In the battle to win back market share from online retailers, Britain’s army of shopkeepers are using their storefronts as the first line of “attack”. To attract shoppers back to bricks and mortar retailing, both chains and small independents are becoming more creative in the way they get consumers through their doors.
Here are a few ideas for how you can grab attention.
Spring clean your frontage
Never underestimate the importance of first impressions. Shoppers avoid outlets that have grimy or run-down frontages.
Keeping on top of general repairs and cleaning around your shopfront is time well spent. Think shiny windows and a well swept pavement.
Some local authorities offer grants to shops to help them improve their storefront. There could also be local organisations to support you – such as “In Bloom” teams who help create hanging baskets or tubs to go in front of your shop.
Sign of the times
Is it time to take a fresh look at your signage? Make sure your shop name and logo stand out clearly from a distance, to attract passing foot and vehicle traffic. Is it clear what you sell by a quick glance at your shop? If not, think about signs or displays that give compelling reasons to park up and visit, or pop in as they walk by.
Think about quirky shopfront or window display signs you could use. Such as hanging clever wording from a redundant bicycle frame or wheelbarrow, or along a recycled bookshelf used as an inexpensive display unit.
The small touches
Storefront improvements could be as simple as varying window displays more often and in an imaginative way. It’s possible to seize not just seasonal opportunities, but also local and national milestones for eye-catching and creative window layouts.
This could include, for example, a mass of rainbows to support your local Pride event, or paraphernalia to support your local football team. Alternatively, have a product of the month you put under the spotlight in or near your shopfront, with props to draw attention to it.
Even something as simple as changing your colour scheme regularly helps. If passers-by become over familiar with your shop front they stop noticing it.
If weather allows, have your shop door open. It looks more welcoming. Can you safely and lawfully put a clothes rail in front of your window, or a table and chairs?

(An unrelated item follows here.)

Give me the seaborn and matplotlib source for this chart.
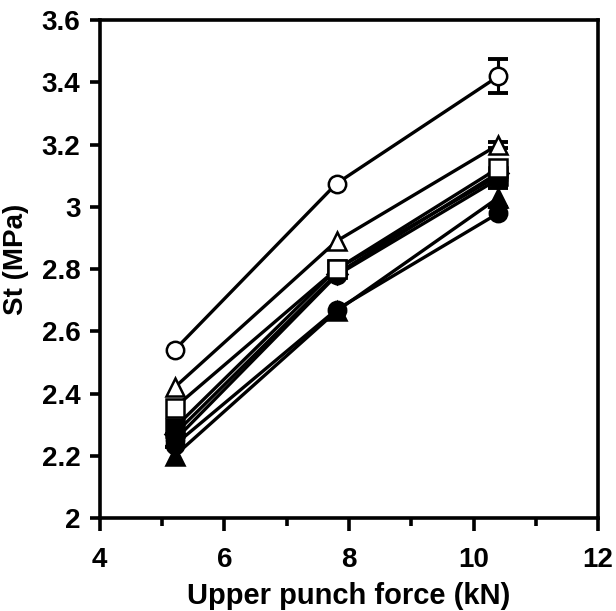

And use your entire window space, such as hanging things tastefully from a clothesline or suspended carefully from the top of the window.
Be a good neighbour
Corner shop owners and anyone who runs a town centre independent could also cash in on ties to their local community. This could include a small and tasteful space in your shop window for local notices. Or put a dog water bowl and a container of dog treats near your door.
High tech shop fronts
Of course, if your working capital stretches to investing in the latest technology, then window displays incorporating Artificial Intelligence are becoming more common.
This includes screens embedded into your windows that provide passers-by with interactive product directories.
It won’t be long until Virtual Reality and Augmented Reality equipment and software become more accessible and affordable too. Meaning storefronts could soon feature all sorts of incredible gadgets and gizmos. Keep your business insurance updated to cover any new tech you use, especially in vulnerable areas at the front of your shop.
Be pedestrian aware
Some of the more creative solutions to attracting shoppers could involve setting up additional pavement furniture and accessories, such as special offer “A” boards.
Stay within local planning regulations, including any regarding temporary structures on pavements. Also check your public liability insurance is up to date, in case the worst happens and someone gets injured.